The big 6-0 is fast approaching and Bill Clinton says he hates it – man, does he hate it.
Once, the nation’s 42nd president was the youngest person in the room. Now, he often is the oldest – and, for Clinton, that’s hard to take.
The soon-to-be sexagenarian – he turns 60 on Saturday – admitted yesterday at the 16th International AIDS conference in Toronto, where he is the featured speaker, that the milestone fills him with fear.
Delegates responded by serenading him with “Happy Birthday.”
“In just a few days, I will be 60 years old. I hate it, but it’s true,” Clinton grumbled.
“For most of my working life, I was the youngest person doing what I was doing. Then one day I woke up and I was the oldest person in every room,” said the silver-haired baby boomer, who was 44 when elected to his first term.
His remarks contrasted with those of President Bush, who said, “It’s a lot younger than you think,” when he turned 60 on July 6.

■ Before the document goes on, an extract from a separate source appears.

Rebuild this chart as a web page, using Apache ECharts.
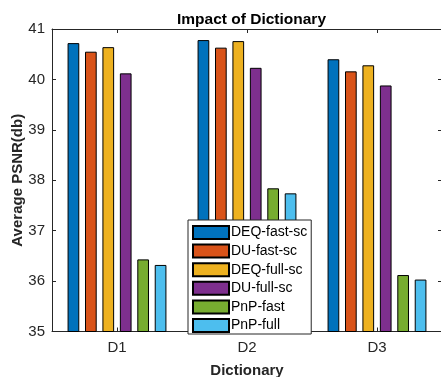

Since leaving office in 2001, Clinton has devoted himself to his William J. Clinton Foundation, which focuses on AIDS and providing lower-priced drugs and diagnostic equipment to poorer countries.
“Now that I have more days behind me than ahead of me, I try to wake up with a discipline of gratitude every day,” said youngest president ever to leave office.
The man from Arkansas, whose 60th birthday celebrations will continue for months, then launched into his life story – discussing how he was born into poverty and never knew his father, who died before he was born.
“I realize that I came from, by American standards, very humble circumstances when I was born in my home state at the end of World War II,” he said,
“Our per-capita income was barely half the national average. And I had a totally improbable life.
“But I know I was not born in a log cabin that I built myself,” he added. “I had teachers, a coherent community, a decent health-care system. I knew that there would be some connection between the efforts I made in life and the results that I achieved.”
In an interview later with ABC News, Clinton took issue with Sen. Joe Lieberman, for whom he had campaigned.
Lieberman has described his loss to anti-war liberal Ned Lamont as liberals in the Democratic Party purging those with the Lieberman-Clinton position of progressiveness in domestic politics and strong national security credentials.
Clinton disagreed.
“Well, if I were Joe and I was running as an independent, that’s what I’d say, too,” said Clinton. “But that’s not quite right. That is, there were almost no Democrats who agreed with his position, which was, ‘I want to attack Iraq whether or not they have weapons of mass destruction.’
“His position is the Bush-Cheney-Rumsfeld position, which was, ‘Does it matter if they have weapons? None of this matters . . . This is a big, important priority, and 9/11 gives us the way of attacking and deposing Saddam,’ ” the former president added.
Clinton said that a vote for Lamont was not – as Lieberman implied – a vote against the country’s security.